-- Start Supplied material --

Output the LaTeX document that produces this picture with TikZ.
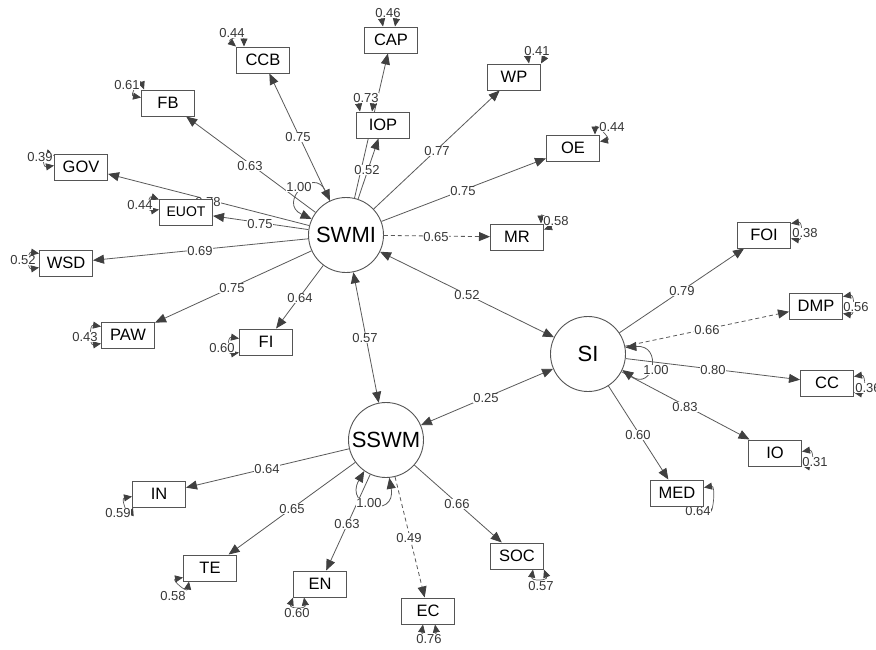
\documentclass[tikz,border=0pt]{standalone}
\usepackage{fontspec}
\setmainfont{Liberation Sans}
\usetikzlibrary{arrows.meta}
\pgfdeclarelayer{paper}
\pgfdeclarelayer{edgelayer}
\pgfsetlayers{paper,edgelayer,main}
\definecolor{edgegray}{RGB}{90,90,90}
\definecolor{tipgray}{RGB}{64,64,64}
\definecolor{labgray}{RGB}{55,55,55}
\definecolor{boxgray}{RGB}{85,85,85}

% small residual-variance loop on an indicator box
\newcommand\residloop[4]{\draw[resid] (#1) .. controls +(#2:12pt) and +(#4:12pt) .. (#3);}

\begin{document}
\begin{tikzpicture}[x=1pt,y=-1pt,
  manifest/.style={draw=boxgray, line width=1pt, fill=white, minimum width=53pt,
    minimum height=26pt, inner sep=0pt, font=\fontsize{16.5}{16.5}\selectfont},
  latent/.style={circle, draw=boxgray, line width=0.9pt, fill=white, minimum size=75pt,
    inner sep=0pt, font=\fontsize{22}{22}\selectfont},
  load/.style={draw=edgegray, line width=0.8pt,
    -{Triangle[length=11pt,width=9pt,color=tipgray]}},
  dload/.style={load, dash pattern=on 4pt off 3pt},
  cov/.style={draw=edgegray, line width=0.8pt,
    {Triangle[length=11pt,width=9pt,color=tipgray]}-{Triangle[length=11pt,width=9pt,color=tipgray]}},
  resid/.style={draw=edgegray, line width=0.7pt,
    {Triangle[length=8pt,width=7pt,color=tipgray]}-{Triangle[length=8pt,width=7pt,color=tipgray]}},
  vlab/.style={font=\fontsize{13}{13}\selectfont, text=labgray, fill=white, inner sep=0.4pt},
]
\begin{pgfonlayer}{paper}
\fill[white] (0,0) rectangle (876,649);
\end{pgfonlayer}
\useasboundingbox (0,0) rectangle (876,649);

% latent variables
\node[latent] (SWMI) at (346,235) {SWMI};
\node[latent] (SI)   at (588,354) {SI};
\node[latent] (SSWM) at (386,440) {SSWM};

% indicators of SWMI
\node[manifest] (CAP)  at (391,40)  {CAP};
\node[manifest] (IOP)  at (383,125) {IOP};
\node[manifest] (WP)   at (514,77)  {WP};
\node[manifest] (OE)   at (573,148) {OE};
\node[manifest] (CCB)  at (263,60)  {CCB};
\node[manifest] (FB)   at (168,103) {FB};
\node[manifest] (GOV)  at (81,167)  {GOV};
\node[manifest, font=\fontsize{14}{14}\selectfont] (EUOT) at (186,212) {EUOT};
\node[manifest] (WSD)  at (66,263)  {WSD};
\node[manifest] (PAW)  at (128,335) {PAW};
\node[manifest] (FI)   at (266,342) {FI};
\node[manifest] (MR)   at (517,237) {MR};
% indicators of SI
\node[manifest] (FOI)  at (764,235) {FOI};
\node[manifest] (DMP)  at (816,306) {DMP};
\node[manifest] (CC)   at (827,383) {CC};
\node[manifest] (IO)   at (775,453) {IO};
\node[manifest] (MED)  at (677,493) {MED};
% indicators of SSWM
\node[manifest] (IN)   at (159,494) {IN};
\node[manifest] (TE)   at (210,568) {TE};
\node[manifest] (EN)   at (320,584) {EN};
\node[manifest] (EC)   at (428,611) {EC};
\node[manifest] (SOC)  at (517,556) {SOC};

\begin{pgfonlayer}{edgelayer}
% loadings
\draw[load] (SWMI) -- (CAP);
\draw[load] (SWMI) -- (IOP);
\draw[load] (SWMI) -- (WP);
\draw[load] (SWMI) -- (OE);
\draw[load] (SWMI) -- (CCB);
\draw[load] (SWMI) -- (FB);
\draw[load] (SWMI) -- (GOV);
\draw[load] (SWMI) -- (EUOT);
\draw[load] (SWMI) -- (WSD);
\draw[load] (SWMI) -- (PAW);
\draw[load] (SWMI) -- (FI);
\draw[dload] (SWMI) -- (MR);
\draw[load] (SI) -- (FOI);
\draw[dload] (SI) -- (DMP);
\draw[load] (SI) -- (CC);
\draw[load] (SI) -- (IO);
\draw[load] (SI) -- (MED);
\draw[load] (SSWM) -- (IN);
\draw[load] (SSWM) -- (TE);
\draw[load] (SSWM) -- (EN);
\draw[dload] (SSWM) -- (EC);
\draw[load] (SSWM) -- (SOC);

% latent covariances
\draw[cov] (SWMI) -- (SSWM);
\draw[cov] (SWMI) -- (SI);
\draw[cov] (SSWM) -- (SI);

% latent variances
\draw[cov] (SWMI.115) .. controls +(115:38pt) and +(155:38pt) .. (SWMI.155);
\draw[cov] (SI.10) .. controls +(5:38pt) and +(-35:38pt) .. (SI.-25);
\draw[cov] (SSWM.235) .. controls +(240:42pt) and +(280:42pt) .. (SSWM.275);

% residual variances
\residloop{[xshift=-8pt]CAP.north}{100}{[xshift=4pt]CAP.north}{80}
\residloop{[xshift=-23pt]IOP.north}{100}{[xshift=-11pt]IOP.north}{80}
\residloop{[xshift=15pt]WP.north}{100}{WP.north east}{60}
\residloop{[xshift=-5pt]OE.north east}{90}{[yshift=-7pt]OE.north east}{10}
\residloop{CCB.north west}{140}{[xshift=8pt]CCB.north west}{90}
\residloop{[yshift=-8pt]FB.north west}{170}{[xshift=3pt]FB.north west}{110}
\residloop{[yshift=-12pt]GOV.north west}{190}{[yshift=-2pt]GOV.north west}{160}
\residloop{[yshift=-11pt]EUOT.north west}{190}{[yshift=-1pt]EUOT.north west}{160}
\residloop{[yshift=-4pt]WSD.north west}{170}{[yshift=-18pt]WSD.north west}{190}
\residloop{[yshift=-5pt]PAW.north west}{170}{[yshift=-22pt]PAW.north west}{190}
\residloop{[yshift=-10pt]FI.north west}{170}{[yshift=-24pt]FI.north west}{190}
\residloop{[xshift=-3pt]MR.north east}{90}{[yshift=-6pt]MR.north east}{20}
\residloop{[yshift=-2pt]FOI.north east}{10}{[yshift=-17pt]FOI.north east}{-10}
\residloop{[yshift=-4pt]DMP.north east}{10}{[yshift=-21pt]DMP.north east}{-10}
\residloop{[yshift=-7pt]CC.north east}{10}{[yshift=-23pt]CC.north east}{-10}
\residloop{[yshift=-12pt]IO.north east}{10}{[yshift=-26pt]IO.north east}{-10}
\residloop{[yshift=-8pt]MED.north east}{10}{MED.south east}{-40}
\residloop{[xshift=-11pt]SOC.south east}{-100}{SOC.south east}{-70}
\residloop{[xshift=-5pt]EC.south}{-100}{[xshift=7pt]EC.south}{-80}
\residloop{EN.south west}{-110}{[xshift=11pt]EN.south west}{-80}
\residloop{[yshift=4pt]TE.south west}{190}{[xshift=6pt]TE.south west}{-100}
\residloop{[yshift=11pt]IN.south west}{190}{[xshift=1pt]IN.south west}{-110}

% loading labels
\node[vlab] (lCAP)  at (208,202) {0.78};
\node[vlab] (lIOP)  at (367,170) {0.52};
\node[vlab] (lWP)   at (437,151) {0.77};
\node[vlab] (lOE)   at (463,191) {0.75};
\node[vlab] (lCCB)  at (298,137) {0.75};
\node[vlab] (lFB)   at (250,166) {0.63};
\node[vlab] (lEUOT) at (260,224) {0.75};
\node[vlab] (lWSD)  at (200,251) {0.69};
\node[vlab] (lPAW)  at (232,288) {0.75};
\node[vlab] (lFI)   at (300,298) {0.64};
\node[vlab] (lMR)   at (436,237) {0.65};
\node[vlab] (lFOI)  at (682,291) {0.79};
\node[vlab] (lDMP)  at (707,330) {0.66};
\node[vlab] (lCC)   at (713,370) {0.80};
\node[vlab] (lIO)   at (685,407) {0.83};
\node[vlab] (lMED)  at (638,435) {0.60};
\node[vlab] (lIN)   at (267,469) {0.64};
\node[vlab] (lTE)   at (292,509) {0.65};
\node[vlab] (lEN)   at (347,524) {0.63};
\node[vlab] (lEC)   at (409,538) {0.49};
\node[vlab] (lSOC)  at (457,504) {0.66};
\node[vlab] (lc1)   at (365,338) {0.57};
\node[vlab] (lc2)   at (467,295) {0.52};
\node[vlab] (lc3)   at (486,398) {0.25};
\node[vlab] (lv1)   at (299,187) {1.00};
\node[vlab] (lv2)   at (656,370) {1.00};
\node[vlab] (lv3)   at (369,503) {1.00};

% residual labels
\node[vlab] (rCAP)  at (388,13)  {0.46};
\node[vlab] (rIOP)  at (366,98)  {0.73};
\node[vlab] (rWP)   at (537,51)  {0.41};
\node[vlab] (rOE)   at (612,127) {0.44};
\node[vlab] (rCCB)  at (232,33)  {0.44};
\node[vlab] (rFB)   at (127,85)  {0.61};
\node[vlab] (rGOV)  at (40,157)  {0.39};
\node[vlab] (rEUOT) at (140,205) {0.44};
\node[vlab] (rWSD)  at (23,260)  {0.52};
\node[vlab] (rPAW)  at (85,337)  {0.43};
\node[vlab] (rFI)   at (222,348) {0.60};
\node[vlab] (rMR)   at (556,221) {0.58};
\node[vlab] (rFOI)  at (805,233) {0.38};
\node[vlab] (rDMP)  at (856,307) {0.56};
\node[vlab] (rCC)   at (868,388) {0.36};
\node[vlab] (rIO)   at (815,462) {0.31};
\node[vlab] (rMED)  at (698,511) {0.64};
\node[vlab] (rSOC)  at (541,586) {0.57};
\node[vlab] (rEC)   at (429,639) {0.76};
\node[vlab] (rEN)   at (297,613) {0.60};
\node[vlab] (rTE)   at (173,596) {0.58};
\node[vlab] (rIN)   at (118,513) {0.59};
\end{pgfonlayer}
\end{tikzpicture}
\end{document}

-- End Supplied material --

■ **Your objective**: Starting at the top of the listing above, reproduce each line up to and including the one with "(#1) .. controls"; omit the pictures.

■ **Answer to the task**:
Output the LaTeX document that produces this picture with TikZ.
\documentclass[tikz,border=0pt]{standalone}
\usepackage{fontspec}
\setmainfont{Liberation Sans}
\usetikzlibrary{arrows.meta}
\pgfdeclarelayer{paper}
\pgfdeclarelayer{edgelayer}
\pgfsetlayers{paper,edgelayer,main}
\definecolor{edgegray}{RGB}{90,90,90}
\definecolor{tipgray}{RGB}{64,64,64}
\definecolor{labgray}{RGB}{55,55,55}
\definecolor{boxgray}{RGB}{85,85,85}

% small residual-variance loop on an indicator box
\newcommand\residloop[4]{\draw[resid] (#1) .. controls +(#2:12pt) and +(#4:12pt) .. (#3);}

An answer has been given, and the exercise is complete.